At the peak of the operation, about 1,300 census takers are to crisscross Suffolk County, and another 900 will be dispatched in Nassau County, said Jeff Behler, director of the New York Regional Census Bureau office, which covers New York, New Jersey, and all of the New England states as well as Puerto Rico.
Behler said Long Islanders should see a good presence of census takers this week. The door knocking — called Nonresponse Follow Up by the bureau — officially began Aug. 11.
“We had thousands of people who’ve applied" and could be tapped should anyone quit, Behler said. In Nassau County, he said, 9,200 people applied for the $23.50-an-hour jobs, while Suffolk had 9,100 applicants. The bureau is offering up to an $800 bonus for census takers who work more than 25 hours per week for at least three consecutive weeks as an incentive in its stepped up timeline for completing the count, Behler said.
In light of the coronavirus pandemic, census takers must wear face coverings and carry hand sanitizer, which the bureau provides, Behler said. They will not enter anyone's home, he said, and they are told "when you knock on the door, back up 6 feet. Don’t go into the home for an interview, stay outside." Census takers will carry a photo ID and an official badge with an expiration date and a U.S. Commerce Department water seal, Behler said. Residents seeking to verify a census taker's authenticity may call 844-330-2020.
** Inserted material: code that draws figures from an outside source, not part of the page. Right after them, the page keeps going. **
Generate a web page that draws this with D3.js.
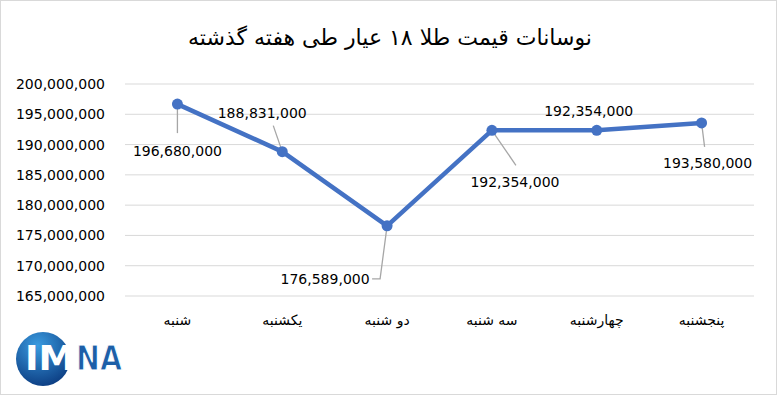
<!DOCTYPE html>
<html>
<head>
<meta charset="utf-8">
<script src="https://cdn.jsdelivr.net/npm/d3@7"></script>
<style>
  body { margin: 0; background: #fff; }
  svg { display: block; font-family: "DejaVu Sans", sans-serif; }
</style>
</head>
<body>
<svg id="chart" width="777" height="395"></svg>
<script>
"use strict";

var days = ["شنبه", "یکشنبه", "دو شنبه", "سه شنبه", "چهارشنبه", "پنجشنبه"];
var prices = [196680000, 188831000, 176589000, 192354000, 192354000, 193580000];
var yTicks = [165000000, 170000000, 175000000, 180000000, 185000000, 190000000, 195000000, 200000000];
var titleText = "نوسانات قیمت طلا ۱۸ عیار طی هفته گذشته";

// label placement per point: dx, dy of text centre from point, leader path
var labelPos = [
    {dx: 0, dy: 47, lead: [[0, 0], [0, 29]]},
    {dx: -20, dy: -39, lead: [[-9, -26], [0, 0]]},
    {dx: -62, dy: 53, lead: [[0, 0], [-7, 53], [-15, 53]]},
    {dx: 23, dy: 52, lead: [[0, 0], [24, 35]]},
    {dx: -8, dy: -19, lead: null},
    {dx: 6, dy: 40, lead: [[0, 0], [3, 24]]}
];

var svg = d3.select("#chart");
var width = 777, height = 395;
var margin = {left: 125, right: 23, top: 84, bottom: 99};

svg.append("rect")
    .attr("x", 0.5).attr("y", 0.5)
    .attr("width", width - 1).attr("height", height - 1)
    .attr("fill", "#fff").attr("stroke", "#d9d9d9");

var x = d3.scaleBand()
    .domain(days)
    .range([margin.left, width - margin.right]);

var y = d3.scaleLinear()
    .domain([165000000, 200000000])
    .range([height - margin.bottom, margin.top]);

var fmt = d3.format(",");

svg.append("text")
    .attr("x", 390).attr("y", 45)
    .attr("text-anchor", "middle")
    .attr("direction", "rtl")
    .attr("font-size", 22)
    .attr("fill", "#000")
    .text(titleText);

// gridlines
svg.append("g")
    .selectAll("line")
    .data(yTicks)
    .join("line")
    .attr("x1", margin.left).attr("x2", width - margin.right)
    .attr("y1", function(d) { return y(d); })
    .attr("y2", function(d) { return y(d); })
    .attr("stroke", "#d9d9d9").attr("stroke-width", 1);

var yAxis = svg.append("g")
    .attr("transform", "translate(" + (margin.left - 17) + ",0)")
    .call(d3.axisLeft(y).tickValues(yTicks).tickFormat(fmt).tickSize(0));
yAxis.select(".domain").remove();
yAxis.selectAll("text")
    .attr("font-family", "DejaVu Sans, sans-serif")
    .attr("font-size", 14)
    .attr("fill", "#000");

var xAxis = svg.append("g")
    .attr("transform", "translate(0," + (height - margin.bottom) + ")")
    .call(d3.axisBottom(x).tickSize(0).tickPadding(19));
xAxis.select(".domain").remove();
xAxis.selectAll("text")
    .attr("font-family", "DejaVu Sans, sans-serif")
    .attr("font-size", 14)
    .attr("fill", "#000");

var pts = days.map(function(d, i) {
    return {day: d, value: prices[i], px: x(d) + x.bandwidth() / 2, py: y(prices[i])};
});

var line = d3.line()
    .x(function(d) { return d.px; })
    .y(function(d) { return d.py; });

// leader lines
svg.append("g")
    .selectAll("path")
    .data(pts.filter(function(d, i) { return labelPos[i].lead; }))
    .join("path")
    .attr("d", function(d) {
        var i = pts.indexOf(d);
        return d3.line()(labelPos[i].lead.map(function(p) { return [d.px + p[0], d.py + p[1]]; }));
    })
    .attr("fill", "none")
    .attr("stroke", "#a6a6a6").attr("stroke-width", 1.3);

svg.append("path")
    .datum(pts)
    .attr("d", line)
    .attr("fill", "none")
    .attr("stroke", "#4472c4")
    .attr("stroke-width", 4.5)
    .attr("stroke-linejoin", "round");

svg.append("g")
    .selectAll("circle")
    .data(pts)
    .join("circle")
    .attr("cx", function(d) { return d.px; })
    .attr("cy", function(d) { return d.py; })
    .attr("r", 5.5)
    .attr("fill", "#4472c4");

svg.append("g")
    .selectAll("text")
    .data(pts)
    .join("text")
    .attr("x", function(d, i) { return d.px + labelPos[i].dx; })
    .attr("y", function(d, i) { return d.py + labelPos[i].dy; })
    .attr("text-anchor", "middle")
    .attr("dominant-baseline", "central")
    .attr("font-size", 14)
    .attr("fill", "#000")
    .text(function(d) { return fmt(d.value); });

// IMNA logo
var grad = svg.append("defs").append("radialGradient")
    .attr("id", "logoGrad")
    .attr("cx", "40%").attr("cy", "25%").attr("r", "80%");
grad.append("stop").attr("offset", "0%").attr("stop-color", "#3a9be0");
grad.append("stop").attr("offset", "100%").attr("stop-color", "#0b3b80");

var logo = svg.append("g");
logo.append("circle")
    .attr("cx", 43).attr("cy", 359).attr("r", 27)
    .attr("fill", "url(#logoGrad)");
logo.append("text")
    .attr("x", 76).attr("y", 370)
    .attr("font-family", "DejaVu Sans, sans-serif")
    .attr("font-weight", "bold")
    .attr("font-size", 34)
    .attr("textLength", 46)
    .attr("lengthAdjust", "spacingAndGlyphs")
    .attr("fill", "#1d5fa8")
    .attr("stroke", "#fff")
    .attr("stroke-width", 1.2)
    .text("NA");
logo.append("text")
    .attr("x", 25).attr("y", 370)
    .attr("font-family", "DejaVu Sans, sans-serif")
    .attr("font-weight", "bold")
    .attr("font-size", 34)
    .attr("textLength", 50)
    .attr("lengthAdjust", "spacingAndGlyphs")
    .attr("fill", "#fff")
    .text("IM");
</script>
</body>
</html>
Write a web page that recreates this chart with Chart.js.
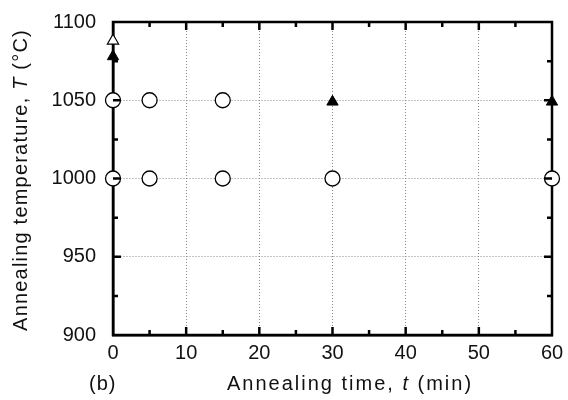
<!DOCTYPE html>
<html>
<head>
<meta charset="utf-8">
<script src="https://cdn.jsdelivr.net/npm/chart.js@4/dist/chart.umd.min.js"></script>
<style>
  body { margin: 0; background: #fff; }
  #wrap { width: 568px; height: 400px; }
</style>
</head>
<body>
<div id="wrap"><canvas id="chart"></canvas></div>
<script>
// data
var circleTimes = [0, 5, 15, 0, 5, 15, 30, 60];
var circleTemps = [1050, 1050, 1050, 1000, 1000, 1000, 1000, 1000];
var filledTriTimes = [0, 30, 60];
var filledTriTemps = [1078, 1049, 1049];
var openTriTimes = [0];
var openTriTemps = [1088];
var xTicks = [0, 10, 20, 30, 40, 50, 60];
var yTicks = [900, 950, 1000, 1050, 1100];

function pts(xs, ys) {
	return xs.map(function (x, i) { return { x: x, y: ys[i] }; });
}

var FONT = '"Liberation Sans", Arial, sans-serif';

// inward tick marks on all four sides
var innerTicks = {
	id: 'innerTicks',
	afterDatasetsDraw: function (chart) {
		var ctx = chart.ctx, a = chart.chartArea;
		var xs = chart.scales.x, ys = chart.scales.y;
		ctx.save();
		ctx.strokeStyle = '#000';
		ctx.lineWidth = 2.5;
		for (var t = 5; t < 60; t += 5) {
			var px = xs.getPixelForValue(t);
			var len = (t % 10 === 0) ? 8 : 5;
			ctx.beginPath();
			ctx.moveTo(px, a.bottom); ctx.lineTo(px, a.bottom - len);
			ctx.moveTo(px, a.top); ctx.lineTo(px, a.top + len);
			ctx.stroke();
		}
		for (var v = 925; v < 1100; v += 25) {
			var py = ys.getPixelForValue(v);
			var l2 = (v % 50 === 0) ? 8 : 5;
			ctx.beginPath();
			ctx.moveTo(a.left, py); ctx.lineTo(a.left + l2, py);
			ctx.moveTo(a.right, py); ctx.lineTo(a.right - l2, py);
			ctx.stroke();
		}
		ctx.restore();
	}
};

// axis titles with italic symbols
var axisTitles = {
	id: 'axisTitles',
	afterDraw: function (chart) {
		var ctx = chart.ctx;
		function drawParts(parts, cx, cy, sp) {
			ctx.letterSpacing = sp;
			var w = 0;
			parts.forEach(function (p) {
				ctx.font = (p[1] ? 'italic ' : '') + '20px ' + FONT;
				w += ctx.measureText(p[0]).width;
			});
			var x = cx - w / 2;
			parts.forEach(function (p) {
				ctx.font = (p[1] ? 'italic ' : '') + '20px ' + FONT;
				ctx.fillText(p[0], x, cy);
				x += ctx.measureText(p[0]).width;
			});
		}
		ctx.save();
		ctx.fillStyle = '#111';
		ctx.textBaseline = 'middle';
		ctx.textAlign = 'left';
		drawParts([['Annealing time, ', false], ['t', true], [' (min)', false]], 350, 384, '2px');
		ctx.letterSpacing = '1px';
		ctx.font = '20px ' + FONT;
		ctx.fillText('(b)', 89, 384);
		ctx.translate(21, 180);
		ctx.rotate(-Math.PI / 2);
		drawParts([['Annealing temperature, ', false], ['T', true], [' (\u00B0C)', false]], 0, 0, '1.2px');
		ctx.restore();
	}
};

new Chart(document.getElementById('chart'), {
	type: 'scatter',
	data: {
		datasets: [
			{
				label: 'open circles',
				data: pts(circleTimes, circleTemps),
				pointStyle: 'circle',
				pointRadius: 7.5,
				backgroundColor: '#fff',
				borderColor: '#000',
				borderWidth: 1.3,
				clip: false
			},
			{
				label: 'filled triangles',
				data: pts(filledTriTimes, filledTriTemps),
				pointStyle: 'triangle',
				pointRadius: 6.5,
				backgroundColor: '#000',
				borderColor: '#000',
				borderWidth: 1,
				clip: false
			},
			{
				label: 'open triangles',
				data: pts(openTriTimes, openTriTemps),
				pointStyle: 'triangle',
				pointRadius: 6.5,
				backgroundColor: '#fff',
				borderColor: '#000',
				borderWidth: 1.2,
				clip: false
			}
		]
	},
	options: {
		responsive: true,
		maintainAspectRatio: false,
		animation: false,
		layout: { padding: { top: 22, right: 16, left: 0, bottom: 0 } },
		plugins: { legend: { display: false }, tooltip: { enabled: false } },
		scales: {
			x: {
				type: 'linear',
				min: 0, max: 60,
				afterBuildTicks: function (s) { s.ticks = xTicks.map(function (v) { return { value: v }; }); },
				afterFit: function (s) { s.height = 65; s.paddingLeft = 0; s.paddingRight = 0; },
				grid: { color: '#888', lineWidth: 1, drawTicks: false, tickLength: 0 },
				border: { display: true, color: '#000', width: 2.5, dash: [1, 2] },
				ticks: {
					padding: 6,
					color: '#111',
					font: { family: FONT, size: 20 },
					callback: function (v) { return String(v); }
				}
			},
			y: {
				type: 'linear',
				min: 900, max: 1100,
				afterBuildTicks: function (s) { s.ticks = yTicks.map(function (v) { return { value: v }; }); },
				afterFit: function (s) { s.width = 113; s.paddingTop = 0; s.paddingBottom = 0; },
				grid: { color: '#888', lineWidth: 1, drawTicks: false, tickLength: 0 },
				border: { display: true, color: '#000', width: 2.5, dash: [1, 2] },
				ticks: {
					padding: 17,
					color: '#111',
					font: { family: FONT, size: 20 },
					callback: function (v) { return String(v); }
				}
			}
		}
	},
	plugins: [innerTicks, axisTitles, {
		id: 'frame',
		beforeDatasetsDraw: function (chart) {
			// full solid box over the grid
			var ctx = chart.ctx, a = chart.chartArea;
			ctx.save();
			ctx.strokeStyle = '#000';
			ctx.lineWidth = 2.5;
			ctx.strokeRect(a.left, a.top, a.right - a.left, a.bottom - a.top);
			ctx.restore();
		}
	}]
});
</script>
</body>
</html>
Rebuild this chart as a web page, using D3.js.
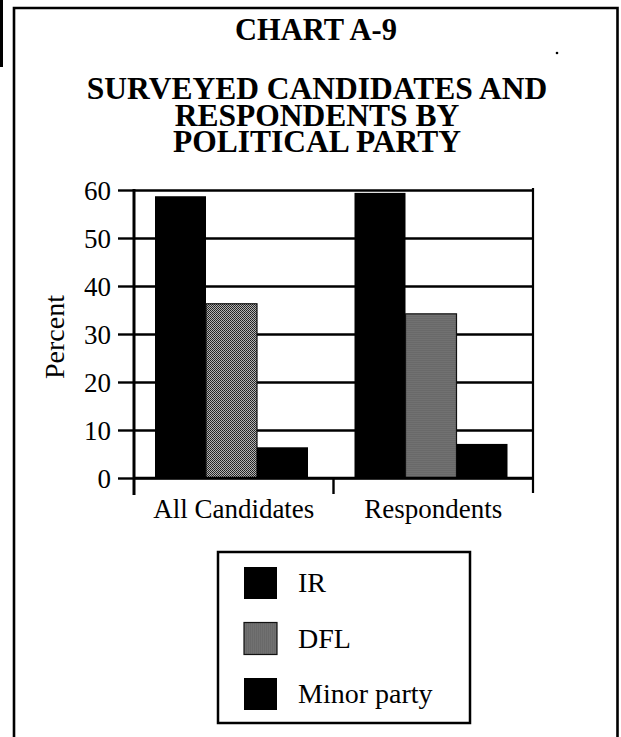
<!DOCTYPE html>
<html>
<head>
<meta charset="utf-8">
<script src="https://cdn.jsdelivr.net/npm/d3@7"></script>
<style>
  html, body { margin: 0; padding: 0; background: #fff; }
  svg { display: block; }
  text { font-family: "Liberation Serif", "Times New Roman", serif; fill: #000; }
</style>
</head>
<body>
<script>
// Chart data
const categories = ["All Candidates", "Respondents"];
const parties = ["IR", "DFL", "Minor party"];
const irValues = [58.7, 59.4];
const dflValues = [36.3, 34.2];
const minorValues = [6.4, 7.1];
const yTicks = [0, 10, 20, 30, 40, 50, 60];
const chartNumber = "CHART A-9";
const titleLines = ["SURVEYED CANDIDATES AND", "RESPONDENTS BY", "POLITICAL PARTY"];
const yAxisTitle = "Percent";

const W = 621, H = 737;
const svg = d3.select("body").append("svg").attr("width", W).attr("height", H);

// Stippled grey fill used for DFL
const defs = svg.append("defs");
const pat = defs.append("pattern").attr("id", "stipple")
  .attr("patternUnits", "userSpaceOnUse").attr("width", 2).attr("height", 2);
pat.append("rect").attr("width", 2).attr("height", 2).attr("fill", "#b4b4b4");
pat.append("rect").attr("x", 0).attr("y", 0).attr("width", 1).attr("height", 1).attr("fill", "#1e1e1e");
pat.append("rect").attr("x", 1).attr("y", 1).attr("width", 1).attr("height", 1).attr("fill", "#2e2e2e");

const fills = { "IR": "#000", "DFL": "url(#stipple)", "Minor party": "#000" };
const seriesByParty = { "IR": irValues, "DFL": dflValues, "Minor party": minorValues };

// Outer frame (open at the bottom)
svg.append("path")
  .attr("d", "M14,737 L14,8 L617.5,8 L617.5,737")
  .attr("fill", "none").attr("stroke", "#000").attr("stroke-width", 2.6);
// page edge mark on the far left
svg.append("line").attr("x1", 1.5).attr("x2", 1.5).attr("y1", 0).attr("y2", 67)
  .attr("stroke", "#000").attr("stroke-width", 3);
svg.append("circle").attr("cx", 557).attr("cy", 53).attr("r", 1.3).attr("fill", "#000");

// Titles
svg.append("text").attr("x", 316).attr("y", 40).attr("text-anchor", "middle")
  .attr("font-size", 30.5).attr("font-weight", "bold").text(chartNumber);
svg.append("text").attr("text-anchor", "middle")
  .attr("font-size", 31.5).attr("font-weight", "bold")
  .selectAll("tspan").data(titleLines).join("tspan")
  .attr("x", 317).attr("y", (d, i) => 99 + i * 26.5).text(d => d);

// Scales
const y = d3.scaleLinear().domain([0, 60]).range([478, 190]);
const x0 = d3.scaleBand().domain(categories).range([134, 533]).paddingInner(0).paddingOuter(0);
const x1 = d3.scaleBand().domain(parties).range([21, 174]);

const left = x0.range()[0], right = x0.range()[1];

// Horizontal gridlines
svg.append("g")
  .attr("transform", `translate(${left},0)`)
  .call(d3.axisLeft(y).tickValues(yTicks).tickSize(-(right - left)).tickFormat(""))
  .call(g => g.select(".domain").remove())
  .call(g => g.selectAll(".tick line").attr("stroke", "#000").attr("stroke-width", 2.4));

// Bars
const rows = categories.map((c, i) => parties.map(p => ({ cat: c, party: p, value: seriesByParty[p][i] })));
svg.append("g").selectAll("g").data(rows).join("g")
  .attr("transform", d => `translate(${x0(d[0].cat)},0)`)
  .selectAll("rect").data(d => d).join("rect")
  .attr("x", d => x1(d.party))
  .attr("y", d => y(d.value))
  .attr("width", x1.bandwidth())
  .attr("height", d => y(0) - y(d.value))
  .attr("fill", d => fills[d.party])
  .attr("stroke", d => d.party === "DFL" ? "#111" : "none")
  .attr("stroke-width", 1.2);

// Y axis: ticks and labels
svg.append("g")
  .attr("transform", `translate(${left},0)`)
  .call(d3.axisLeft(y).tickValues(yTicks).tickSize(16).tickPadding(7))
  .call(g => g.select(".domain").remove())
  .call(g => g.selectAll(".tick line").attr("stroke", "#000").attr("stroke-width", 2.4))
  .call(g => g.selectAll(".tick text")
    .attr("font-family", "Liberation Serif, Times New Roman, serif")
    .attr("font-size", 27).attr("fill", "#000").attr("dy", "0.34em"));

// Axis frame: left and right verticals, baseline
const axisBottomY = y(0) + 17;
svg.append("line").attr("x1", left).attr("x2", left).attr("y1", y(60) - 1).attr("y2", axisBottomY)
  .attr("stroke", "#000").attr("stroke-width", 3);
svg.append("line").attr("x1", right).attr("x2", right).attr("y1", y(60) - 2).attr("y2", axisBottomY - 2)
  .attr("stroke", "#000").attr("stroke-width", 2.2);
svg.append("line").attr("x1", left).attr("x2", right).attr("y1", y(0)).attr("y2", y(0))
  .attr("stroke", "#000").attr("stroke-width", 2.4);

// X axis: category labels and divider between categories
svg.append("g")
  .attr("transform", `translate(0,${y(0)})`)
  .call(d3.axisBottom(x0).tickSize(0).tickPadding(35))
  .call(g => g.select(".domain").remove())
  .call(g => g.selectAll(".tick text")
    .attr("font-family", "Liberation Serif, Times New Roman, serif")
    .attr("font-size", 27).attr("fill", "#000").attr("dy", "0.2em"));
svg.append("g").selectAll("line").data(categories.slice(1)).join("line")
  .attr("x1", d => x0(d)).attr("x2", d => x0(d))
  .attr("y1", y(0)).attr("y2", axisBottomY - 1)
  .attr("stroke", "#000").attr("stroke-width", 2.4);

// Y axis title
svg.append("text")
  .attr("transform", "translate(64,337) rotate(-90)")
  .attr("text-anchor", "middle").attr("font-size", 28).text(yAxisTitle);

// Legend
const lg = svg.append("g");
lg.append("rect").attr("x", 218).attr("y", 552).attr("width", 252).attr("height", 171)
  .attr("fill", "none").attr("stroke", "#000").attr("stroke-width", 2.5);
const rowY = d3.scalePoint().domain(parties).range([583, 694]);
const item = lg.selectAll("g").data(parties).join("g")
  .attr("transform", d => `translate(0,${rowY(d)})`);
item.append("rect").attr("x", 244).attr("y", -16).attr("width", 33).attr("height", 32)
  .attr("fill", d => fills[d]).attr("stroke", d => d === "DFL" ? "#111" : "none").attr("stroke-width", 1.2);
item.append("text").attr("x", 298).attr("y", 9).attr("font-size", 28).text(d => d);
</script>
</body>
</html>
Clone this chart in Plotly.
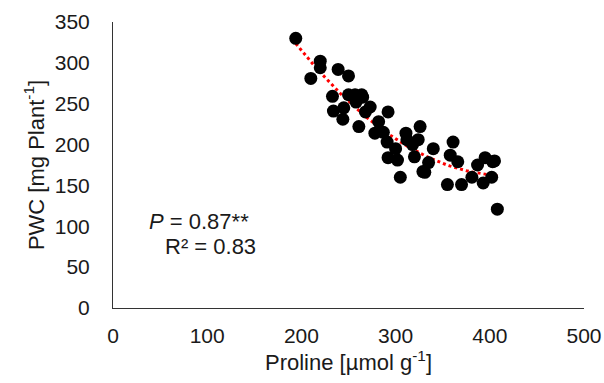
import numpy as np
import plotly.graph_objects as go

proline = [194, 210, 220, 220, 233, 234, 239, 244, 250, 250, 257, 264, 261, 273, 278, 287,
           291, 292, 302, 305, 311, 312, 320, 324, 326, 329, 331, 340, 292, 245, 258, 268,
           355, 358, 361, 366, 370, 381, 387, 393, 395, 402, 403, 405, 408, 265, 282, 300,
           335, 318]
pwc = [330, 281, 302, 294, 259, 241, 292, 231, 284, 261, 261, 261, 222, 246, 214, 215,
       203, 184, 181, 160, 214, 206, 185, 206, 222, 167, 166, 195, 240, 245, 252, 240,
       151, 187, 203, 179, 151, 160, 175, 153, 184, 160, 179, 180, 121, 258, 228, 195,
       178, 200]

x_ticks = [0, 100, 200, 300, 400, 500]
y_ticks = [0, 50, 100, 150, 200, 250, 300, 350]

coef = np.polyfit(proline, pwc, 2)
tx = np.linspace(min(proline), max(proline), 60)
ty = np.polyval(coef, tx)

fig = go.Figure()
fig.add_trace(go.Scatter(x=tx, y=ty, mode="lines",
                         line=dict(color="#ff0000", width=3, dash="dot"),
                         hoverinfo="skip"))
fig.add_trace(go.Scatter(x=proline, y=pwc, mode="markers",
                         marker=dict(color="black", size=13)))

font = "Liberation Sans, Arial, sans-serif"
txt = "#1a1a1a"
fig.add_annotation(x=91, y=106, xref="x", yref="y", showarrow=False,
                   text="<i>P</i> = 0.87**", font=dict(family=font, size=22, color=txt))
fig.add_annotation(x=104, y=75, xref="x", yref="y", showarrow=False,
                   text="R² = 0.83", font=dict(family=font, size=22, color=txt))

fig.update_layout(
    width=604, height=383, margin=dict(l=113, r=20, t=22, b=75),
    paper_bgcolor="white", plot_bgcolor="white", showlegend=False,
    font=dict(family=font, size=20, color=txt),
)
fig.update_xaxes(range=[0, 500], tickvals=x_ticks, showgrid=False, zeroline=False,
                 showline=True, linecolor="#333", linewidth=1, automargin=False,
                 ticks="outside", ticklen=9, tickcolor="rgba(0,0,0,0)",
                 tickfont=dict(size=21),
                 title=dict(text="Proline [µmol g<sup>-1</sup>]", standoff=2,
                            font=dict(size=22)))
fig.update_yaxes(range=[0, 350], tickvals=y_ticks, showgrid=False, zeroline=False,
                 showline=True, linecolor="#333", linewidth=1, automargin=False,
                 ticks="outside", ticklen=18, tickcolor="rgba(0,0,0,0)",
                 tickfont=dict(size=21),
                 title=dict(text="PWC [mg Plant<sup>-1</sup>]", standoff=4,
                            font=dict(size=22)))

fig.write_html("out.html")
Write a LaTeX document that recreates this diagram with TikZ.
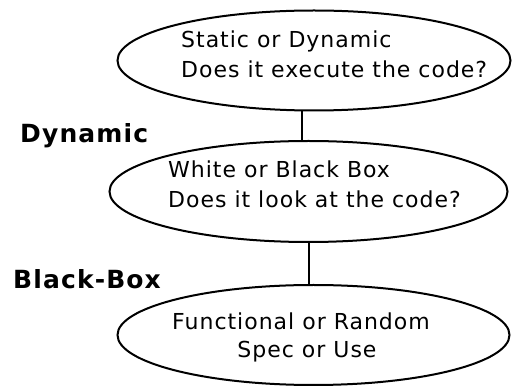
\documentclass[tikz,border=0pt]{standalone}
\usepackage{fontspec}
\setmainfont{DejaVu Sans}[LetterSpace=4.5]
\usetikzlibrary{shapes.geometric}
\begin{document}
\begin{tikzpicture}[x=1pt,y=-1pt,
  oval/.style={draw, ellipse, line width=2pt, inner sep=0pt, outer sep=0pt},
  txt/.style={inner sep=0pt, font=\fontsize{22}{30}\selectfont},
  lbl/.style={inner sep=0pt, anchor=base west, font=\fontsize{25}{30}\selectfont\bfseries},
  link/.style={line width=2pt}]
\useasboundingbox (0,0) rectangle (512,387);
% ellipses
\node[oval, minimum width=393pt, minimum height=100pt] (e1) at (314,60.5) {};
\node[oval, minimum width=398pt, minimum height=101pt] (e2) at (308.5,191.5) {};
\node[oval, minimum width=392pt, minimum height=100pt] (e3) at (313.5,335) {};
% texts
\node[txt, anchor=base west] (t1a) at (181,48) {Static or Dynamic};
\node[txt, anchor=base west] (t1b) at (181,78) {Does it execute the code?};
\node[txt, anchor=base west] (t2a) at (168,178) {White or Black Box};
\node[txt, anchor=base west] (t2b) at (168,208) {Does it look at the code?};
\node[txt, anchor=base] (t3a) at (301,330) {Functional or Random};
\node[txt, anchor=base] (t3b) at (307,358) {Spec or Use};
% labels
\node[lbl] (l1) at (20,143) {Dynamic};
\node[lbl] (l2) at (13,289) {Black-Box};
% connectors
\coordinate (c1) at ([xshift=-12pt]e1.south);
\draw[link] (c1) -- (c1 |- e2.north);
\draw[link] (e2.south) -- (e2.south |- e3.north);
\end{tikzpicture}
\end{document}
The door-knocking process comes amid a census facing challenges like no other. The bureau had previously revised its deadlines and paused its field work for several weeks because of the pandemic. After announcing it would request a four-month extension to provide the president with the 2020 census count, the bureau now says it will report by its original deadline — Dec. 31, 2020. To do so, the bureau will end its nonresponse follow up campaign on Sept. 30, a month sooner than previously announced.
Asked about controversies engulfing the census, such as President Donald Trump wanting information on noncitizens and not counting undocumented immigrants, Behler said: "We are not asking citizenship status on the 2020 Census. We are required by law to count everyone living in the United States, not based on a certain status, but everyone." He added, "I am confident that we have the resources we need in order to get the job of knocking on doors done before Sept. 30."
Nevertheless, several observers expressed concerns.
According to one researcher, the census count affects the distribution of $1.5 trillion in federal funding annually to states and municipalities within those states.

Census 2020 materials were available at the office of Housing Help Inc., in Greenlawn on Friday, Aug. 14, 2020. Credit: Barry Sloan
Some local observers voiced concern about the curtailed follow-up.
"We’re very concerned about the shortened time frame and we are calling on our representatives to push for an extension to the end of October," said Rebecca Sanin, president and chief executive of the Health and Welfare Council of Long Island, a regional human services provider to poor and vulnerable people.
Sanin, who heads up the Island's Complete Count Committees, said officials had been meeting virtually to plan events and provide information. "We’ve been convening all of our partners — churches, schools, leaders of color, immigrant leaders every month — providing them with self-response rates down to the community and census tract levels."
Nassau has the highest self-response rate of New York's 62 counties, 69.6% as of Aug. 12, according to the U.S. Census, and Suffolk, at 63.3%, "was not bad either," Sanin said. But those overall county rates mask lower rates in communities with a large presence of minorities, immigrants and low-income residents, groups long considered "hard to count."
"But when you drill down at tract level data, you see the inequity we have to combat. The same communities hit hardest by COVID, have the lowest [census] response rate," Sanin said.
That low response rate sparked Pilar Moya-Mancera, executive director of Housing Help Inc. in Greenlawn, to invite Census Bureau representatives to her agency's free food distribution last week in the parking lot at St. Hugh of Lincoln Roman Catholic Church in Huntington Station.
"Huntington Station is considered one of the hard to count areas," Moya-Mancera said. "The population is growing … which means that the needs of the community in Huntington Station are increasing. It means more students in the schools. It means more people at our hospitals or our medical centers. I see a tremendous need for more public transportation. These are all the issues that are important."